__DATA PROVIDED__
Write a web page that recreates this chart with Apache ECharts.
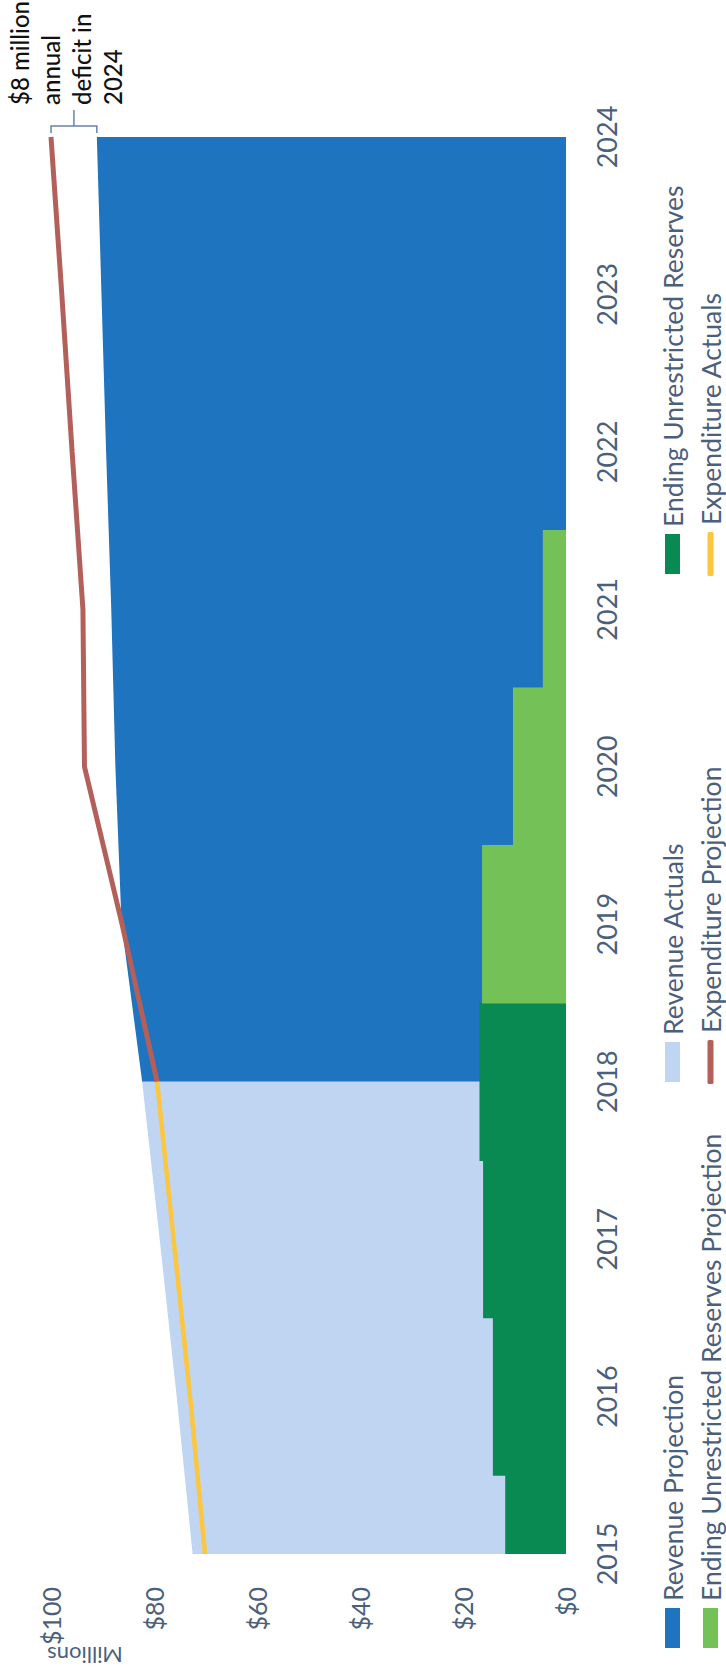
<!DOCTYPE html>
<html><head><meta charset="utf-8">
<script src="https://cdn.jsdelivr.net/npm/echarts@6/dist/echarts.min.js"></script>
<style>
html,body{margin:0;padding:0;width:726px;height:1674px;overflow:hidden;background:#ffffff;}
#c{position:absolute;left:0;top:0;width:1674px;height:726px;transform-origin:0 0;transform:translateY(1674px) rotate(-90deg);}
</style></head><body><div id="c"></div>
<script>
// ---- data (values in $ millions) ----
const years = ['2015','2016','2017','2018','2019','2020','2021','2022','2023','2024'];
const revenueProjection  = ['-','-','-',82.3,86.3,87.5,88.3,89.3,90.2,91.1];
const revenueActuals     = [72.5,75.6,78.9,82.3,'-','-','-','-','-','-'];
const reservesActuals    = [11.8,14.2,16.1,16.8,'-','-','-','-','-','-'];
const reservesProjection = ['-','-','-','-',16.3,10.3,4.5,'-','-','-'];
const expenditureProjection = ['-','-','-',79.4,86.2,93.5,93.8,95.9,97.9,100];
const expenditureActuals    = [70.1,73.0,76.2,79.4,'-','-','-','-','-','-'];
const valueAxisMin = 0, valueAxisMax = 100, valueAxisStep = 20;
const unitsLabel = 'Millions';
const annotationText = '$8 million\nannual\ndeficit in\n2024';

const FONT = 'Lato, "Open Sans", "Noto Sans", sans-serif';
const TXT = '#4b5f7d';
const C = {
  revProj:'#1f74bf', revAct:'#bfd5f2', resAct:'#088a52', resProj:'#74c257',
  expProj:'#b4605a', expAct:'#fcc63f'
};

const chart = echarts.init(document.getElementById('c'), null, {renderer:'svg', width:1674, height:726});

function lg(name, left, top, isLine){
  return {
    data:[{name:name}], left:left, top:top, padding:0, orient:'horizontal',
    itemWidth: isLine ? 44 : 40, itemHeight: isLine ? 6 : 15, icon: isLine ? 'roundRect' : 'rect',
    itemGap: 0, selectedMode:false,
    textStyle:{color:TXT, fontFamily:FONT, fontSize:26.5, padding:[0,0,0,2]}
  };
}

function toPairs(arr){ return arr.map((v,i)=> v === '-' ? null : [i, v]).filter(Boolean); }

function renderStep(params, api){
  const i = api.value(0), v = api.value(1);
  const p = api.coord([i, v]);
  const p0 = api.coord([i, 0]);
  const w = api.size([1, 0])[0];
  const cs = params.coordSys;
  const r = echarts.graphic.clipRectByRect(
    {x: p[0] - w/2 - 0.5, y: p[1], width: w + 1, height: p0[1] - p[1]},
    {x: cs.x, y: cs.y, width: cs.width, height: cs.height});
  if (!r) return null;
  return {type:'rect', shape:r, style:{fill: api.visual('color')}};
}

const option = {
  backgroundColor:'#ffffff',
  animation:false,
  grid:{left:120, right:137, top:51, bottom:160, containLabel:false},
  xAxis:{
    type:'category', data:years, boundaryGap:false,
    axisLine:{show:false}, axisTick:{show:false}, splitLine:{show:false},
    axisLabel:{color:TXT, fontFamily:FONT, fontSize:27, margin:27, interval:0}
  },
  yAxis:{
    type:'value', min:valueAxisMin, max:valueAxisMax, interval:valueAxisStep,
    axisLine:{show:false}, axisTick:{show:false}, splitLine:{show:false},
    axisLabel:{color:TXT, fontFamily:FONT, fontSize:25, margin:33, formatter:v=>'$'+v}
  },
  legend:[
    lg('Revenue Projection', 26, 659, false),
    lg('Revenue Actuals', 592, 659, false),
    lg('Ending Unrestricted Reserves', 1100, 659, false),
    lg('Ending Unrestricted Reserves Projection', 26, 697, false),
    lg('Expenditure Projection', 590, 697, true),
    lg('Expenditure Actuals', 1098, 697, true)
  ],
  series:[
    {name:'Revenue Projection', type:'line', data:revenueProjection, symbol:'none', z:1,
     lineStyle:{width:0, color:C.revProj}, itemStyle:{color:C.revProj},
     areaStyle:{color:C.revProj, opacity:1}},
    {name:'Revenue Actuals', type:'line', data:revenueActuals, symbol:'none', z:1,
     lineStyle:{width:0, color:C.revAct}, itemStyle:{color:C.revAct},
     areaStyle:{color:C.revAct, opacity:1}},
    {name:'Ending Unrestricted Reserves', type:'custom', renderItem:renderStep, data:toPairs(reservesActuals),
     encode:{x:0, y:1}, itemStyle:{color:C.resAct}, z:2},
    {name:'Ending Unrestricted Reserves Projection', type:'custom', renderItem:renderStep, data:toPairs(reservesProjection),
     encode:{x:0, y:1}, itemStyle:{color:C.resProj}, z:2},
    {name:'Expenditure Projection', type:'line', data:expenditureProjection, symbol:'none', z:3, clip:false,
     lineStyle:{width:5, color:C.expProj}, itemStyle:{color:C.expProj}},
    {name:'Expenditure Actuals', type:'line', data:expenditureActuals, symbol:'none', z:3,
     lineStyle:{width:4.5, color:C.expAct}, itemStyle:{color:C.expAct}}
  ]
};
chart.setOption(option);

// annotation bracket built from the 2024 values through the chart's scales
const last = years.length - 1;
const pRev = chart.convertToPixel({gridIndex:0}, [last, revenueProjection[last]]);
const pExp = chart.convertToPixel({gridIndex:0}, [last, expenditureProjection[last]]);
const bx = pRev[0] + 11, mid = (pRev[1] + pExp[1]) / 2;
const top0 = chart.convertToPixel({gridIndex:0}, [0, valueAxisMax]);
chart.setOption({graphic:[
  {type:'polyline', silent:true, shape:{points:[[pRev[0]+4,pRev[1]],[bx,pRev[1]],[bx,pExp[1]],[pRev[0]+4,pExp[1]]]},
   style:{stroke:'#6783a8', lineWidth:1.5, fill:null}},
  {type:'line', silent:true, shape:{x1:bx, y1:mid, x2:bx+16, y2:mid}, style:{stroke:'#6783a8', lineWidth:1.5}},
  {type:'text', silent:true, x:bx+21, y:4,
   style:{text:annotationText, fontFamily:FONT, fontSize:24, fontWeight:500, lineHeight:31, fill:'#111111', verticalAlign:'top', align:'left'}},
  {type:'text', silent:true, x:19, y:top0[1]+34, rotation:Math.PI/2,
   style:{text:unitsLabel, fontFamily:FONT, fontSize:22, fill:TXT, align:'center', verticalAlign:'middle'}}
]});
</script></body></html>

__WRITTEN INSTRUCTION__
Write out the material above again, word for word, minus its pictures.

__RESULT OF THE TASK__
Write a web page that recreates this chart with Apache ECharts.
<!DOCTYPE html>
<html><head><meta charset="utf-8">
<script src="https://cdn.jsdelivr.net/npm/echarts@6/dist/echarts.min.js"></script>
<style>
html,body{margin:0;padding:0;width:726px;height:1674px;overflow:hidden;background:#ffffff;}
#c{position:absolute;left:0;top:0;width:1674px;height:726px;transform-origin:0 0;transform:translateY(1674px) rotate(-90deg);}
</style></head><body><div id="c"></div>
<script>
// ---- data (values in $ millions) ----
const years = ['2015','2016','2017','2018','2019','2020','2021','2022','2023','2024'];
const revenueProjection  = ['-','-','-',82.3,86.3,87.5,88.3,89.3,90.2,91.1];
const revenueActuals     = [72.5,75.6,78.9,82.3,'-','-','-','-','-','-'];
const reservesActuals    = [11.8,14.2,16.1,16.8,'-','-','-','-','-','-'];
const reservesProjection = ['-','-','-','-',16.3,10.3,4.5,'-','-','-'];
const expenditureProjection = ['-','-','-',79.4,86.2,93.5,93.8,95.9,97.9,100];
const expenditureActuals    = [70.1,73.0,76.2,79.4,'-','-','-','-','-','-'];
const valueAxisMin = 0, valueAxisMax = 100, valueAxisStep = 20;
const unitsLabel = 'Millions';
const annotationText = '$8 million\nannual\ndeficit in\n2024';

const FONT = 'Lato, "Open Sans", "Noto Sans", sans-serif';
const TXT = '#4b5f7d';
const C = {
  revProj:'#1f74bf', revAct:'#bfd5f2', resAct:'#088a52', resProj:'#74c257',
  expProj:'#b4605a', expAct:'#fcc63f'
};

const chart = echarts.init(document.getElementById('c'), null, {renderer:'svg', width:1674, height:726});

function lg(name, left, top, isLine){
  return {
    data:[{name:name}], left:left, top:top, padding:0, orient:'horizontal',
    itemWidth: isLine ? 44 : 40, itemHeight: isLine ? 6 : 15, icon: isLine ? 'roundRect' : 'rect',
    itemGap: 0, selectedMode:false,
    textStyle:{color:TXT, fontFamily:FONT, fontSize:26.5, padding:[0,0,0,2]}
  };
}

function toPairs(arr){ return arr.map((v,i)=> v === '-' ? null : [i, v]).filter(Boolean); }

function renderStep(params, api){
  const i = api.value(0), v = api.value(1);
  const p = api.coord([i, v]);
  const p0 = api.coord([i, 0]);
  const w = api.size([1, 0])[0];
  const cs = params.coordSys;
  const r = echarts.graphic.clipRectByRect(
    {x: p[0] - w/2 - 0.5, y: p[1], width: w + 1, height: p0[1] - p[1]},
    {x: cs.x, y: cs.y, width: cs.width, height: cs.height});
  if (!r) return null;
  return {type:'rect', shape:r, style:{fill: api.visual('color')}};
}

const option = {
  backgroundColor:'#ffffff',
  animation:false,
  grid:{left:120, right:137, top:51, bottom:160, containLabel:false},
  xAxis:{
    type:'category', data:years, boundaryGap:false,
    axisLine:{show:false}, axisTick:{show:false}, splitLine:{show:false},
    axisLabel:{color:TXT, fontFamily:FONT, fontSize:27, margin:27, interval:0}
  },
  yAxis:{
    type:'value', min:valueAxisMin, max:valueAxisMax, interval:valueAxisStep,
    axisLine:{show:false}, axisTick:{show:false}, splitLine:{show:false},
    axisLabel:{color:TXT, fontFamily:FONT, fontSize:25, margin:33, formatter:v=>'$'+v}
  },
  legend:[
    lg('Revenue Projection', 26, 659, false),
    lg('Revenue Actuals', 592, 659, false),
    lg('Ending Unrestricted Reserves', 1100, 659, false),
    lg('Ending Unrestricted Reserves Projection', 26, 697, false),
    lg('Expenditure Projection', 590, 697, true),
    lg('Expenditure Actuals', 1098, 697, true)
  ],
  series:[
    {name:'Revenue Projection', type:'line', data:revenueProjection, symbol:'none', z:1,
     lineStyle:{width:0, color:C.revProj}, itemStyle:{color:C.revProj},
     areaStyle:{color:C.revProj, opacity:1}},
    {name:'Revenue Actuals', type:'line', data:revenueActuals, symbol:'none', z:1,
     lineStyle:{width:0, color:C.revAct}, itemStyle:{color:C.revAct},
     areaStyle:{color:C.revAct, opacity:1}},
    {name:'Ending Unrestricted Reserves', type:'custom', renderItem:renderStep, data:toPairs(reservesActuals),
     encode:{x:0, y:1}, itemStyle:{color:C.resAct}, z:2},
    {name:'Ending Unrestricted Reserves Projection', type:'custom', renderItem:renderStep, data:toPairs(reservesProjection),
     encode:{x:0, y:1}, itemStyle:{color:C.resProj}, z:2},
    {name:'Expenditure Projection', type:'line', data:expenditureProjection, symbol:'none', z:3, clip:false,
     lineStyle:{width:5, color:C.expProj}, itemStyle:{color:C.expProj}},
    {name:'Expenditure Actuals', type:'line', data:expenditureActuals, symbol:'none', z:3,
     lineStyle:{width:4.5, color:C.expAct}, itemStyle:{color:C.expAct}}
  ]
};
chart.setOption(option);

// annotation bracket built from the 2024 values through the chart's scales
const last = years.length - 1;
const pRev = chart.convertToPixel({gridIndex:0}, [last, revenueProjection[last]]);
const pExp = chart.convertToPixel({gridIndex:0}, [last, expenditureProjection[last]]);
const bx = pRev[0] + 11, mid = (pRev[1] + pExp[1]) / 2;
const top0 = chart.convertToPixel({gridIndex:0}, [0, valueAxisMax]);
chart.setOption({graphic:[
  {type:'polyline', silent:true, shape:{points:[[pRev[0]+4,pRev[1]],[bx,pRev[1]],[bx,pExp[1]],[pRev[0]+4,pExp[1]]]},
   style:{stroke:'#6783a8', lineWidth:1.5, fill:null}},
  {type:'line', silent:true, shape:{x1:bx, y1:mid, x2:bx+16, y2:mid}, style:{stroke:'#6783a8', lineWidth:1.5}},
  {type:'text', silent:true, x:bx+21, y:4,
   style:{text:annotationText, fontFamily:FONT, fontSize:24, fontWeight:500, lineHeight:31, fill:'#111111', verticalAlign:'top', align:'left'}},
  {type:'text', silent:true, x:19, y:top0[1]+34, rotation:Math.PI/2,
   style:{text:unitsLabel, fontFamily:FONT, fontSize:22, fill:TXT, align:'center', verticalAlign:'middle'}}
]});
</script></body></html>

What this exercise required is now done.